Even if this conversion from unsigned int to int passes your
portability requirements, the value is very unlikely to be "an int, the
value of which shall be representable as an unsigned char" as required
by the ctype functions.

Sorry, I completely missed the point of your earlier posting.
Using ((unsigned int)a) rather than ((unsigned char)a), which is
of course what I hallucinated that it said, doesn't lead to a
good result in general. In fact, the most likely result
(considering the number of two's complement systems out there)
will be no different than if the functions were called directly
with no conversion of their arguments (except the conversion
implied by the parameter's type).

Presumably Chris simply made a mistake and meant
to use ((f)( (unsigned char)(a) )) instead.
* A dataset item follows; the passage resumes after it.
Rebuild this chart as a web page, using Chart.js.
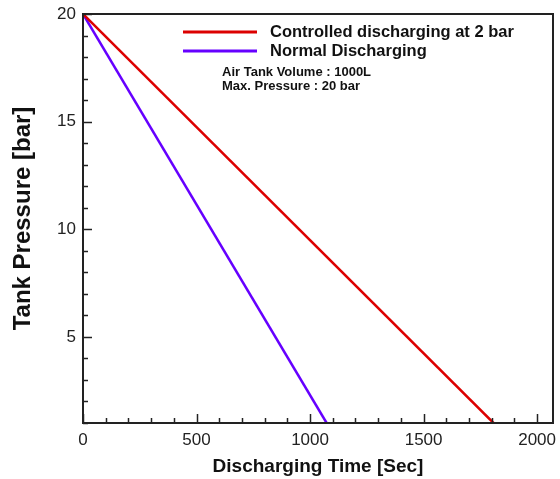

Yes. It was a typo. Sorry about that.
 
D

Dik T. Winter

> Most of the compilers I've used have char signed, but I've used
> several where it's unsigned (several Cray systems, SGI Irix, IBM AIX).
> And char is almost certainly signed on any EBCDIC-based system.

Should be unsigned. (EBCDIC has standard characters with the high bit
set.)
 
K

Keith Thompson

Dik T. Winter said:
Should be unsigned. (EBCDIC has standard characters with the high bit
set.)

Yes, that was a typo, noticed and acknowledged several days ago.
 
D

Dik T. Winter

> (Ten years ago (when I stopped working), probably 99.9% of my clients used
> Windows+x86. The very few with Macs could emulate Windows, but the ones with
> Linux were out of luck! You can take it that portability wasn't a high
> priority for me.)

Not so very long ago the vast majority of desktops at my institute were
running some form of Unix (Irix, Solaris, Linux and whatever). It is only
the last few years that the portion of Windows machines is increasing.
 
R

Richard Bos

Dik T. Winter said:
Not so very long ago the vast majority of desktops at my institute were
running some form of Unix (Irix, Solaris, Linux and whatever).

Yeah, but that's the CWI. That's hardly your average business, or even
your average institution. You're talking about people who _know_
computers, here, not about people who merely use them a lot.